In the standard database theory on referential integrity and inclusion dependencies, it's alluded to that there is a PSPACE algorithm for taking a known list of e.g. foreign key and primary key relationships plus a candidate relationship and determining if the candidate relationship is logically implied by the known list. The non-deterministic version of the algorithm is given in algorithm 9.1.6 of this book [pdf], but not any explicit deterministic version (and I'm guessing the idea isn't to somehow manually use Savitch's Theorem to find that algorithm).

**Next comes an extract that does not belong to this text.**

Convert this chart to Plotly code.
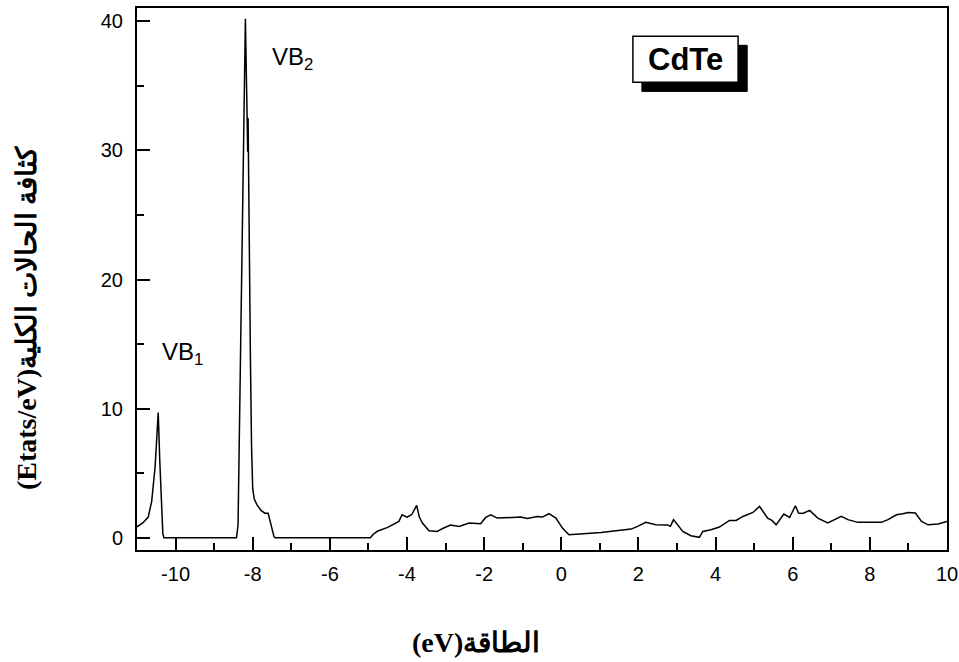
import plotly.graph_objects as go

energy = [-11.0, -10.85, -10.71, -10.62, -10.53, -10.48, -10.45, -10.41, -10.37, -10.33, -10.30,
          -8.42, -8.38, -8.33, -8.19, -8.13, -8.125, -8.12, -8.10, -8.06, -8.03, -8.0, -7.96, -7.88,
          -7.78, -7.68, -7.6, -7.52, -7.45, -7.42,
          -4.95, -4.88, -4.77, -4.5, -4.21, -4.13, -4.0, -3.88, -3.75, -3.68, -3.6, -3.43, -3.22,
          -3.05, -2.87, -2.65, -2.39, -2.09, -1.96, -1.83, -1.66, -1.05, -0.88, -0.62, -0.49,
          -0.32, -0.14, 0.03, 0.2, 1.03, 1.81, 1.98, 2.19, 2.45, 2.76, 2.83, 2.91, 3.15, 3.36,
          3.58, 3.67, 3.88, 4.1, 4.36, 4.53, 4.71, 4.97, 5.14, 5.35, 5.46, 5.57, 5.77, 5.92,
          6.07, 6.15, 6.26, 6.44, 6.65, 6.91, 7.26, 7.43, 7.69, 8.04, 8.3, 8.47, 8.69, 8.86,
          8.99, 9.18, 9.34, 9.51, 9.77, 10.0]
dos = [0.85, 1.15, 1.6, 2.8, 5.5, 7.8, 9.7, 6.0, 2.5, 0.3, 0.0,
       0.0, 1.0, 11.0, 40.2, 29.9, 30.0, 32.5, 24.0, 14.0, 7.0, 3.8, 3.0, 2.5,
       2.1, 1.9, 1.9, 0.9, 0.1, 0.0,
       0.0, 0.25, 0.5, 0.8, 1.27, 1.78, 1.6, 1.78, 2.5, 1.6, 1.14, 0.54, 0.49,
       0.75, 0.98, 0.88, 1.14, 1.09, 1.57, 1.78, 1.52, 1.6, 1.5, 1.65, 1.6,
       1.86, 1.52, 0.75, 0.23, 0.41, 0.67, 0.88, 1.19, 1.0, 0.98, 0.88, 1.4, 0.49, 0.16,
       0.03, 0.49, 0.62, 0.83, 1.34, 1.34, 1.65, 1.96, 2.43, 1.52, 1.34, 1.0, 1.83, 1.57,
       2.48, 1.91, 1.88, 2.12, 1.52, 1.14, 1.65, 1.4, 1.19, 1.21, 1.19, 1.4, 1.78, 1.86,
       1.96, 1.91, 1.26, 1.0, 1.06, 1.26]

x_ticks = [-10, -8, -6, -4, -2, 0, 2, 4, 6, 8, 10]
x_tick_labels = ["-10", "-8", "-6", "-4", "-2", "0", "2", "4", "6", "8", "10"]
y_ticks = [0, 10, 20, 30, 40]
y_tick_labels = ["0", "10", "20", "30", "40"]

fig = go.Figure()
fig.add_trace(go.Scatter(x=energy, y=dos, mode="lines",
                         line=dict(color="black", width=1.5), showlegend=False))

tickfont = dict(family="Liberation Sans, Arial", size=20, color="black")
fig.update_xaxes(range=[-11, 10], tickvals=x_ticks, ticktext=x_tick_labels, ticks="inside",
                 ticklen=13, tickwidth=2, automargin=False,
                 tickcolor="black", showline=True, linewidth=2, linecolor="black", mirror=True,
                 showgrid=False, zeroline=False, tickfont=tickfont, ticklabelstandoff=5,
                 minor=dict(dtick=1, ticks="inside", ticklen=7, tickwidth=2, tickcolor="black",
                            showgrid=False))
fig.update_yaxes(range=[-0.95, 41.03], tickvals=y_ticks, ticktext=y_tick_labels, ticks="inside",
                 ticklen=13, tickwidth=2, automargin=False,
                 tickcolor="black", showline=True, linewidth=2, linecolor="black", mirror=True,
                 showgrid=False, zeroline=False, tickfont=tickfont, ticklabelstandoff=8,
                 minor=dict(dtick=5, ticks="inside", ticklen=7, tickwidth=2, tickcolor="black",
                            showgrid=False))

# CdTe label box with shadow
fig.add_shape(type="rect", x0=2.09, x1=4.82, y0=34.57, y1=38.14,
              fillcolor="black", line=dict(color="black", width=1), layer="above")
fig.add_shape(type="rect", x0=1.857, x1=4.584, y0=35.27, y1=38.84,
              fillcolor="white", line=dict(color="black", width=1.5), layer="above")

fig.add_annotation(x=3.22, y=37.05, text="<b>CdTe</b>", showarrow=False,
                   font=dict(family="Liberation Sans, Arial", size=31, color="black"),
                   xanchor="center", yanchor="middle")
fig.add_annotation(x=-7.545, y=37.1, text="VB<sub>2</sub>", showarrow=False,
                   font=dict(family="Liberation Sans, Arial", size=24, color="black"),
                   xanchor="left", yanchor="middle")
fig.add_annotation(x=-10.40, y=14.3, text="VB<sub>1</sub>", showarrow=False,
                   font=dict(family="Liberation Sans, Arial", size=24, color="black"),
                   xanchor="left", yanchor="middle")

titlefont = dict(family="Liberation Serif, Times New Roman, DejaVu Serif", size=28, color="black")
fig.add_annotation(xref="paper", yref="paper", x=-0.137, y=0.428,
                   text="<b>(Etats/eV)كثافة الحالات الكلية</b>", textangle=-90, showarrow=False,
                   font=titlefont, xanchor="center", yanchor="middle")
fig.add_annotation(xref="paper", yref="paper", x=0.418, y=-0.17,
                   text="<b>(eV)الطاقة</b>", showarrow=False,
                   font=titlefont, xanchor="center", yanchor="middle")

fig.update_layout(width=959, height=662, margin=dict(l=137, r=12, t=8, b=112),
                  plot_bgcolor="white", paper_bgcolor="white")

fig.write_html("out.html", config={"displayModeBar": False},
               post_script="document.body.style.margin='0';")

A related question would be how to programmatically ask a database system a question like this:
Given the result set from Query 1 and the result set from Query 2, is there a known-in-advance chain of primary / foreign key dependencies that would allow me to join the two result sets together (possibly requring additional columns that would come from the derived chain of key relationships).

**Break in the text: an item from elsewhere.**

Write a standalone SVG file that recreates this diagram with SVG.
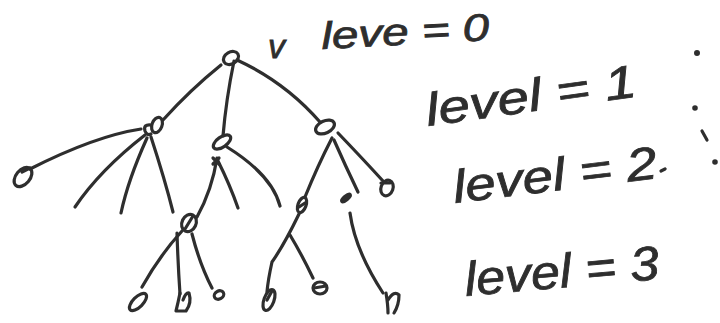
<svg xmlns="http://www.w3.org/2000/svg" width="720" height="323" viewBox="0 0 720 323">
<style>
.s{fill:none;stroke:#2e2e2e;stroke-width:3.2;stroke-linecap:round;stroke-linejoin:round}
.f{fill:#2e2e2e;stroke:#2e2e2e;stroke-width:2}
.t{font-family:"Liberation Sans",Arial,sans-serif;font-style:italic;fill:#2e2e2e;stroke:#2e2e2e;stroke-width:0.8}
</style>
<rect width="720" height="323" fill="#fff"/>
<g id="connectors" class="s">
<path d="M221,65 Q190,90 163,120"/>
<path d="M234,61 Q226,100 223,136"/>
<path d="M237,60 Q285,82 320,122"/>
<path d="M141,129 Q95,136 30,169"/>
<path d="M145,135 Q100,170 75,207"/>
<path d="M147,138 Q128,180 121,213"/>
<path d="M151,137 Q165,180 173,212"/>
<path d="M217,158 Q212,190 197,217"/>
<path d="M218,161 Q230,185 238,208"/>
<path d="M227,147 Q272,175 280,206"/>
<path d="M213,158 L219,164 M219,158 L213,164"/>
<path d="M182,231 Q160,255 142,287"/>
<path d="M177,233 Q178,265 180,294"/>
<path d="M192,234 Q200,265 212,288"/>
<path d="M332,138 Q318,165 305,197"/>
<path d="M299,214 Q284,245 272,262 Q268,280 267,292"/>
<path d="M290,235 Q302,255 313,278"/>
<path d="M334,140 Q345,165 358,192"/>
<path d="M350,213 Q355,250 383,293"/>
<path d="M338,133 Q362,158 383,181"/>
</g>
<g id="n_root"><ellipse class="s" cx="231" cy="58" rx="8" ry="6" transform="rotate(-30 231 58)"/></g>
<g id="n_l1a"><ellipse class="s" cx="157" cy="125" rx="5" ry="8" transform="rotate(20 157 125)"/><path class="s" d="M151,125 Q143,124 145,131 Q147,136 151,134"/></g>
<g id="n_l1b"><ellipse class="s" cx="222" cy="142" rx="10" ry="5" transform="rotate(-35 222 142)"/></g>
<g id="n_l1c"><ellipse class="s" cx="325" cy="127" rx="10" ry="6" transform="rotate(-25 325 127)"/></g>
<g id="n_leafA"><ellipse class="s" cx="23" cy="177" rx="7" ry="11" transform="rotate(40 23 177)"/><path class="s" d="M22,172 L30,168"/></g>
<g id="n_l2a"><ellipse class="s" cx="189" cy="223" rx="7" ry="9" transform="rotate(25 189 223)"/><path class="s" d="M185,229 L193,216"/></g>
<g id="n_leafB"><ellipse class="s" cx="138" cy="302" rx="11" ry="5" transform="rotate(-45 138 302)"/></g>
<g id="n_leafC"><path class="s" d="M180,293 Q178,303 176,311 L186,311 Q192,303 189,293 Q186,292 183,300"/></g>
<g id="n_leafD"><ellipse class="s" cx="219" cy="295" rx="5" ry="4" transform="rotate(-30 219 295)"/></g>
<g id="n_l2b"><ellipse class="s" cx="302" cy="205" rx="4" ry="8" transform="rotate(20 302 205)"/><path class="s" d="M299,207 L305,203"/></g>
<g id="n_l2c"><ellipse class="f" cx="346" cy="198" rx="6" ry="2.5" transform="rotate(-40 346 198)"/></g>
<g id="n_leafE"><ellipse class="s" cx="387" cy="188" rx="6" ry="8" transform="rotate(20 387 188)"/><path class="s" d="M381,183 L390,183"/></g>
<g id="n_leafF"><ellipse class="s" cx="269" cy="300" rx="5" ry="11" transform="rotate(20 269 300)"/><path class="s" d="M267,300 L272,291"/></g>
<g id="n_leafG"><ellipse class="s" cx="320" cy="288" rx="7" ry="6"/><path class="s" d="M314,288 L326,286"/></g>
<g id="n_leafH"><path class="s" d="M386,293 Q388,305 388,313 M388,300 Q394,290 399,295 Q399,305 394,313"/></g>
<g id="labels">
<text class="t" x="268" y="58" font-size="34">v</text>
<text class="t" x="322" y="49" font-size="38" textLength="168" lengthAdjust="spacingAndGlyphs" transform="rotate(-3 322 49)">leve = 0</text>
<text class="t" x="428" y="126" font-size="46" textLength="212" lengthAdjust="spacingAndGlyphs" transform="rotate(-8 428 126)">level = 1</text>
<text class="t" x="455" y="203" font-size="46" textLength="205" lengthAdjust="spacingAndGlyphs" transform="rotate(-7 455 203)">level = 2</text>
<text class="t" x="466" y="296" font-size="48" textLength="195" lengthAdjust="spacingAndGlyphs" transform="rotate(-5 466 296)">level = 3</text>
</g>
<g id="dots" class="f">
<circle cx="697" cy="53" r="2"/>
<circle cx="695" cy="108" r="1.8"/>
<path class="s" d="M702,131 L707,140"/>
<circle cx="715" cy="162" r="1.8"/>
<path class="s" d="M661,171 L665,169"/>
</g>
</svg>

I'm thinking specifically in the context of Postgres, MSSQL, or MySQL, how to actually ask the database for this information programmatically.
I can query the sp_help
and sp_fkeys
stored procedures, but it's unclear how I can provide a set of columns from a given table and a set of columns from a target table, and just directly ask the database if it can derive, from outputs of things like sp_fkeys
, a way to join the tables to each other.
I'm more than willing (happy even) to write code to do this myself if there are known algorithms for it (based on the theorem mentioned above, at least the math algorithm exists even if it's not part of the database systems directly).

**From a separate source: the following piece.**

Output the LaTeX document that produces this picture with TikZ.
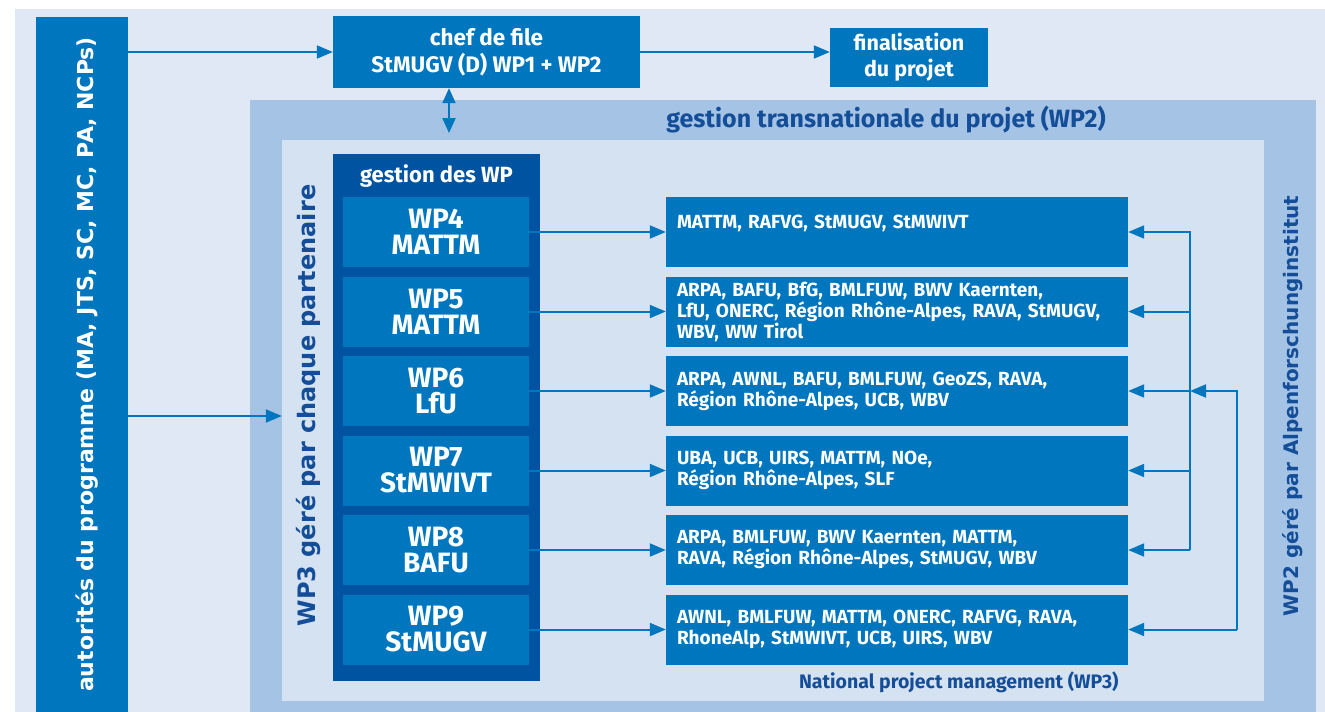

My application is to ingest an assortment of tables with poorly maintained schemas, and do some metaprogramming during a schema discovery phase, so that there does not need to be a human-in-the-loop to try to manually search for chains of key relationships that would imply the way two given tables can be joined.
Suppose my database is just these three tables:
TableA
| a_key1 | a_key2 | a_value |
+---------+---------+---------+
| 1 | 'foo' | 300 |
| 2 | 'bar' | 400 |
TableB
| b_key1 | b_key2 | b_value |
+---------+------------+---------+
| 'foo' | 2012-12-01 | 'Bob' |
| 'bar' | 2012-12-02 | 'Joe' |
TableC
| c_key1 | c_key2 | c_value |
+------------+---------+---------+
| 2012-12-01 | 100 | 3.4 |
| 2012-12-02 | 200 | 2.7 |
And suppose that b_key1
is a foreign key into a_key2
, that c_key1
is a foreign key into b_key2
, and the the "key" columns of each table, together, form the primary key. It's not important whether the tables are normalized well (so, for instance, the fact that b_key1
can identify a row in TableA
even though TableA
ostensibly has a 2-tuple for its key -- this is unimportant and happens often with tables you inherit in the wild).
Then in this case, just by knowing the key relationships in advance, we know the following join is "supported" (in the sense that the data types and value ranges must make sense under the system of foreign keys):
select A.*, c.c_value
from TableA A
join TableB B
on A.a_key2 = B.b_key1
join Table C
on B.b_key2 = C.c_key1
So if a person came to the database with two separate queries:
select *
from TableA
select c_key1, c_value
from TableC
then the database system ought to be able to deduce the joins required for the query that brings these two into alignment (as implied by foreign keys, not other arbitrary ways of making them into alignment).
My question is: does this search functionality to produce a series of required joins exist already in the major SQL-compliant RDBMSs?
One can imagine following the idea discussed in this answer and then sucking that metadata into some other programming language, deconstructing it into a kind of graph of the key relationships, and then using a known graph path-finding algorithm to solve the problem. But any homebrewed implementations of this will be fraught with errors and it's the kind of problem where the algorithms can easily be written so as to be exponentially slow. By asking if this exists in a database system already, I'm just trying to leverage work done to make a smart and database-aware implementation if that work was already done.